Rows from a dataset of charts and code:
——————
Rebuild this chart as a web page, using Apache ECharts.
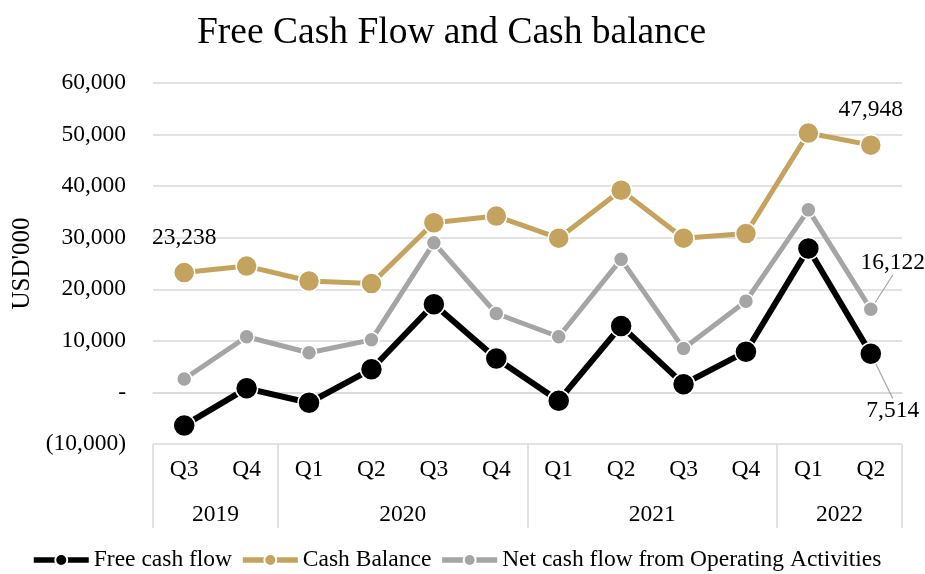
<!DOCTYPE html>
<html lang="en">
<head>
    <meta charset="UTF-8">
    <title>Free Cash Flow and Cash balance</title>
    <script src="https://cdn.jsdelivr.net/npm/echarts@6/dist/echarts.min.js"></script>
    <style>
        html, body { margin: 0; padding: 0; background: #fff; }
    </style>
</head>
<body>
<div id="main" style="width: 925px;height:574px;"></div>
<script type="text/javascript">
    // 数据
    var quarters = ['Q3', 'Q4', 'Q1', 'Q2', 'Q3', 'Q4', 'Q1', 'Q2', 'Q3', 'Q4', 'Q1', 'Q2'];
    var years = ['2019', '2020', '2021', '2022'];
    var yearSpan = [2, 4, 4, 2];   // quarters per year
    var freeCashFlow = [-6400, 800, -2000, 4500, 17100, 6600, -1600, 12900, 1600, 7900, 27900, 7514];
    var cashBalance = [23238, 24500, 21600, 21100, 32900, 34200, 29900, 39200, 29900, 30800, 50300, 47948];
    var opsCashFlow = [2600, 10800, 7700, 10200, 29000, 15300, 10800, 25800, 8500, 17700, 35400, 16122];
    var yTicks = [-10000, 0, 10000, 20000, 30000, 40000, 50000, 60000];

    var font = '"Liberation Serif", "Times New Roman", serif';
    var fs = 23.5;

    // year axis: half-quarter steps, labels at year centres, ticks at year edges
    var yearCats = [];
    var yearEdges = [0];
    var pos = 0;
    for (var i = 0; i <= quarters.length * 2; i++) yearCats.push('');
    for (var k = 0; k < years.length; k++) {
        yearCats[pos + yearSpan[k]] = years[k];
        pos += yearSpan[k] * 2;
        yearEdges.push(pos);
    }

    function fmt(v) {
        if (v === 0) return '-';
        var s = Math.abs(v).toLocaleString('en-US');
        return v < 0 ? '(' + s + ')' : s;
    }

    function lastLabel(arr, label) {
        return arr.map(function (v, i) {
            if (i === label.index) {
                return { value: v, label: label.opt };
            }
            return v;
        });
    }

    var myChart = echarts.init(document.getElementById('main'));

    var cashData = cashBalance.map(function (v, i) {
        if (i === 0 || i === cashBalance.length - 1) {
            return { value: v, label: { show: true, position: 'top', distance: 12 } };
        }
        return v;
    });
    var opsData = lastLabel(opsCashFlow, { index: opsCashFlow.length - 1, opt: { show: true, position: 'top' } });
    var fcfData = lastLabel(freeCashFlow, { index: freeCashFlow.length - 1, opt: { show: true, position: 'bottom' } });

    var option = {
        backgroundColor: '#fff',
        textStyle: { fontFamily: font, color: '#000' },
        title: {
            text: 'Free Cash Flow and Cash balance',
            left: 192,
            top: 9,
            textStyle: { fontFamily: font, fontSize: 37.5, fontWeight: 'normal', color: '#000' }
        },
        legend: {
            bottom: -3,
            left: 26,
            itemWidth: 55,
            itemHeight: 15,
            itemGap: 8,
            lineStyle: { width: 5.5 },
            textStyle: { fontFamily: font, fontSize: fs, color: '#000' },
            data: ['Free cash flow', 'Cash Balance', 'Net cash flow from Operating Activities']
        },
        grid: { left: 153, right: 23, top: 83, bottom: 130 },
        xAxis: [{
            type: 'category',
            position: 'bottom',
            data: quarters,
            axisLine: { lineStyle: { color: '#D9D9D9', width: 1.5 } },
            axisTick: { show: false },
            axisLabel: { fontFamily: font, fontSize: fs, color: '#000', margin: 14, interval: 0 }
        }, {
            type: 'category',
            position: 'bottom',
            boundaryGap: false,
            data: yearCats,
            axisLine: { show: false },
            axisTick: {
                show: true,
                length: 84,
                interval: function (idx) { return yearEdges.indexOf(idx) >= 0; },
                lineStyle: { color: '#D9D9D9', width: 1.5 }
            },
            axisLabel: { fontFamily: font, fontSize: fs, color: '#000', margin: 59, interval: 0 },
            splitLine: { show: false }
        }],
        yAxis: {
            type: 'value',
            min: yTicks[0],
            max: yTicks[yTicks.length - 1],
            interval: 10000,
            name: "USD'000",
            nameLocation: 'middle',
            nameRotate: 90,
            nameGap: 118,
            nameTextStyle: { fontFamily: font, fontSize: 25, color: '#000' },
            axisLine: { show: false },
            axisTick: { show: false },
            axisLabel: { fontFamily: font, fontSize: fs, color: '#000', margin: 27, formatter: fmt },
            splitLine: { lineStyle: { color: '#D9D9D9', width: 1.5 } }
        },
        series: [{
            name: 'Free cash flow',
            type: 'line',
            data: fcfData,
            color: '#000000',
            symbol: 'circle',
            symbolSize: 22,
            lineStyle: { width: 6, color: '#000000' },
            itemStyle: { color: '#000000', borderColor: '#fff', borderWidth: 1.5 },
            label: { fontFamily: font, fontSize: fs, color: '#000', formatter: function (p) { return fmt(p.value); } },
            labelLine: { show: true, lineStyle: { color: '#A5A5A5', width: 1.2 } },
            labelLayout: function (p) {
                if (p.dataIndex === freeCashFlow.length - 1) return { dx: 22, dy: 28 };
            },
            z: 4
        }, {
            name: 'Cash Balance',
            type: 'line',
            data: cashData,
            color: '#C4A35F',
            symbol: 'circle',
            symbolSize: 21,
            lineStyle: { width: 5, color: '#C4A35F' },
            itemStyle: { color: '#C4A35F', borderColor: '#fff', borderWidth: 1.5 },
            label: { fontFamily: font, fontSize: fs, color: '#000', formatter: function (p) { return fmt(p.value); } },
            z: 3
        }, {
            name: 'Net cash flow from Operating Activities',
            type: 'line',
            data: opsData,
            color: '#A5A5A5',
            symbol: 'circle',
            symbolSize: 15,
            lineStyle: { width: 5, color: '#A5A5A5' },
            itemStyle: { color: '#A5A5A5', borderColor: '#fff', borderWidth: 1.5 },
            label: { fontFamily: font, fontSize: fs, color: '#000', formatter: function (p) { return fmt(p.value); } },
            labelLine: { show: true, lineStyle: { color: '#A5A5A5', width: 1.2 } },
            labelLayout: function (p) {
                if (p.dataIndex === opsCashFlow.length - 1) return { dx: 22, dy: -21 };
            },
            z: 3
        }]
    };

    myChart.setOption(option);
</script>
</body>
</html>
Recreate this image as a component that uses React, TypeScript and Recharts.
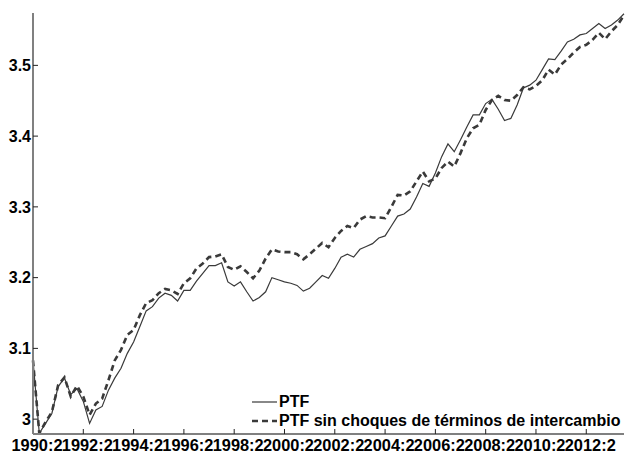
import { LineChart, Line, XAxis, YAxis, Legend } from "recharts";

// quarterly periods 1990:2 .. 2013:4
const quarters: string[] = [];
for (let k = 0; k < 95; k++) {
  const q = ((1 + k) % 4) + 1;
  const y = 1990 + Math.floor((1 + k) / 4);
  quarters.push(`${y}:${q}`);
}

const tickLabels = [
  "1990:2", "1992:2", "1994:2", "1996:2", "1998:2", "2000:2",
  "2002:2", "2004:2", "2006:2", "2008:2", "2010:2", "2012:2",
];

const yTicks = [3, 3.1, 3.2, 3.3, 3.4, 3.5];

const ptf = [
  3.083, 2.98, 2.994, 3.008, 3.046, 3.058, 3.035, 3.043, 3.025, 2.994,
  3.013, 3.018, 3.041, 3.058, 3.072, 3.093, 3.109, 3.131, 3.153, 3.159,
  3.171, 3.178, 3.175, 3.167, 3.182, 3.182, 3.195, 3.206, 3.217, 3.217,
  3.221, 3.194, 3.188, 3.194, 3.18, 3.167, 3.172, 3.18, 3.2, 3.197,
  3.194, 3.192, 3.189, 3.181, 3.185, 3.194, 3.203, 3.199, 3.213, 3.229,
  3.233, 3.229, 3.24, 3.244, 3.248, 3.256, 3.259, 3.273, 3.287, 3.29,
  3.297, 3.314, 3.333, 3.329, 3.348, 3.371, 3.389, 3.378, 3.395, 3.413,
  3.43, 3.43, 3.446, 3.452, 3.438, 3.422, 3.425, 3.444, 3.468, 3.472,
  3.479, 3.494, 3.509, 3.508, 3.52, 3.533, 3.537, 3.543, 3.545, 3.552,
  3.559, 3.552, 3.557, 3.564, 3.573,
];

const ptfSinChoques = [
  3.083, 2.98, 2.996, 3.01, 3.048, 3.059, 3.032, 3.047, 3.032, 3.006,
  3.022, 3.029, 3.055, 3.083, 3.098, 3.119, 3.126, 3.147, 3.164, 3.168,
  3.178, 3.184, 3.182, 3.177, 3.192, 3.199, 3.213, 3.22, 3.229, 3.23,
  3.233, 3.215, 3.211, 3.216, 3.208, 3.199, 3.21, 3.227, 3.24, 3.237,
  3.236, 3.236, 3.233, 3.226, 3.233, 3.241, 3.249, 3.243, 3.256, 3.266,
  3.273, 3.27, 3.282, 3.287, 3.285, 3.285, 3.284, 3.3, 3.317, 3.316,
  3.322, 3.336, 3.35, 3.336, 3.34, 3.355, 3.364, 3.357, 3.376, 3.397,
  3.411, 3.416, 3.437, 3.451, 3.457, 3.451, 3.45, 3.458, 3.469, 3.466,
  3.471, 3.479, 3.494, 3.487, 3.501, 3.509, 3.518, 3.526, 3.529, 3.536,
  3.546, 3.537, 3.548, 3.557, 3.571,
];

const data = quarters.map((q, i) => ({
  q,
  ptf: ptf[i],
  sin: ptfSinChoques[i],
}));

const FONT = "Arial, 'Liberation Sans', sans-serif";
const LINE = "#3a3a3a";

const tickStyle = { fill: "#000", fontSize: 16, fontWeight: "bold", fontFamily: FONT };

function LegendBox({ payload }: any) {
  return (
    <div style={{ fontFamily: FONT, fontWeight: "bold", fontSize: 16, color: "#000" }}>
      {(payload || []).map((p: any) => (
        <div key={p.value} style={{ display: "flex", alignItems: "center", height: 19 }}>
          <svg width={26} height={10} style={{ marginRight: 1 }}>
            <line
              x1={0}
              y1={5}
              x2={25}
              y2={5}
              stroke={LINE}
              strokeWidth={p.payload?.strokeWidth ?? 1.2}
              strokeDasharray={p.payload?.strokeDasharray}
            />
          </svg>
          <span style={{ whiteSpace: "nowrap" }}>{p.value}</span>
        </div>
      ))}
    </div>
  );
}

export default function App() {
  return (
    <div style={{ position: "absolute", left: 0, top: 0, background: "#fff" }}>
      <LineChart
        width={625}
        height={453}
        data={data}
        margin={{ top: 13, right: 1, left: 0, bottom: 0 }}
      >
        <XAxis
          dataKey="q"
          ticks={tickLabels}
          interval={0}
          height={19}
          tickSize={-5}
          tickMargin={10}
          tick={{ ...tickStyle, fontSize: 16.4, dx: 4 }}
          axisLine={{ stroke: "#808080", strokeWidth: 2 }}
          tickLine={{ stroke: "#222" }}
        />
        <YAxis
          type="number"
          domain={[2.979, 3.574]}
          ticks={yTicks}
          width={33}
          tickSize={-5}
          tickMargin={7}
          tick={tickStyle}
          axisLine={{ stroke: "#808080", strokeWidth: 2 }}
          tickLine={{ stroke: "#222" }}
          allowDataOverflow
        />
        <Legend
          layout="vertical"
          align="center"
          verticalAlign="middle"
          content={<LegendBox />}
          wrapperStyle={{ left: 252, top: 392, width: "auto" }}
        />
        <Line
          type="linear"
          dataKey="ptf"
          name="PTF"
          stroke={LINE}
          strokeWidth={1.2}
          dot={false}
          isAnimationActive={false}
        />
        <Line
          type="linear"
          dataKey="sin"
          name="PTF sin choques de términos de intercambio"
          stroke={LINE}
          strokeWidth={2.6}
          strokeDasharray="6 4"
          dot={false}
          isAnimationActive={false}
        />
      </LineChart>
    </div>
  );
}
——————
__PROMPT__:
Begin with the first line of the entries above and write out each line exactly, ending with the line containing "var fs = 23.5;". Leave out pictures.

__SOLUTION TO THIS TASK__:
Rebuild this chart as a web page, using Apache ECharts.
<!DOCTYPE html>
<html lang="en">
<head>
    <meta charset="UTF-8">
    <title>Free Cash Flow and Cash balance</title>
    <script src="https://cdn.jsdelivr.net/npm/echarts@6/dist/echarts.min.js"></script>
    <style>
        html, body { margin: 0; padding: 0; background: #fff; }
    </style>
</head>
<body>
<div id="main" style="width: 925px;height:574px;"></div>
<script type="text/javascript">
    // 数据
    var quarters = ['Q3', 'Q4', 'Q1', 'Q2', 'Q3', 'Q4', 'Q1', 'Q2', 'Q3', 'Q4', 'Q1', 'Q2'];
    var years = ['2019', '2020', '2021', '2022'];
    var yearSpan = [2, 4, 4, 2];   // quarters per year
    var freeCashFlow = [-6400, 800, -2000, 4500, 17100, 6600, -1600, 12900, 1600, 7900, 27900, 7514];
    var cashBalance = [23238, 24500, 21600, 21100, 32900, 34200, 29900, 39200, 29900, 30800, 50300, 47948];
    var opsCashFlow = [2600, 10800, 7700, 10200, 29000, 15300, 10800, 25800, 8500, 17700, 35400, 16122];
    var yTicks = [-10000, 0, 10000, 20000, 30000, 40000, 50000, 60000];

    var font = '"Liberation Serif", "Times New Roman", serif';
    var fs = 23.5;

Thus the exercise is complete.